One question remained. I'd made it to the big time. Could I succeed here? We wouldn't know about that until ratings.
At the staff Christmas party the general manager took me aside and said, "We're real happy with your performance, J. We hope you're with us for a long time." Shortly, the preliminary ratings were released. The general manager, operations manager, and I stood at the fax machine watching every line as it printed. First came the 12+ rating. We were down. But then the 25 to 54 ratings line printed. I couldn't believe my eyes. I stared at it.
"Do you see that?" I exploded. "Our target audience! Up two tenths of a point!"
"Great!" one of them said.
I couldn't contain my delight. "Up. From 1.2 to 1.4. In the first quarter! We didn't just slow or stop the decline! We did both and started back up!"
In the next few days, all of us congratulated the announcers and other staff and rejoiced over our success.
Karma was finally smiling on me!
Weeks later when I quit spinning records at 7:00 p.m. I noticed that Ron, the operations manager, was still in his office. Why's he still here tonight? I wondered.
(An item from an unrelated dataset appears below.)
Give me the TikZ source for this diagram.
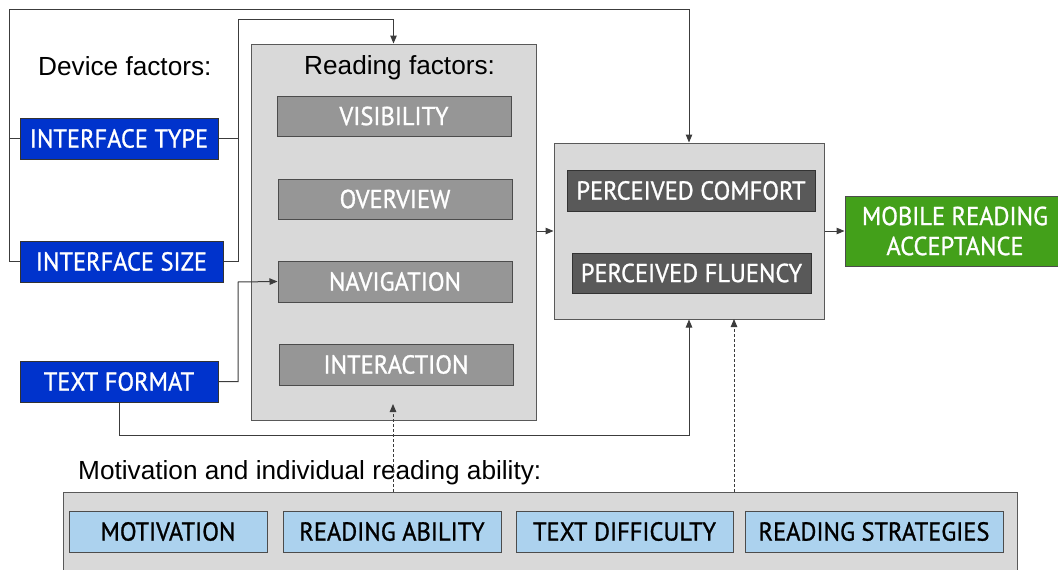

As I approached my office, he stepped into the hall. "Can we talk?"
Ron was usually friendly, jovial. Now his voice sounded strained. My shoulders tensed. "Sure," I said, trying to sound casual.
He motioned me to a chair. "Uh-h-h," he stuttered, staring first at my left shoulder, then at the floor.
Why won't he look me in the eye? I wondered.
Ron slouched into the chair behind his desk. Our eyes met. Silence hung like a bomb waiting to explode. Finally I forced words between dry lips. "What's happening?"
He looked down at his cluttered desktop and came right to the point. "The company's decided to make some changes. Unfortunately, you're one of them. As of now, you're done as program director."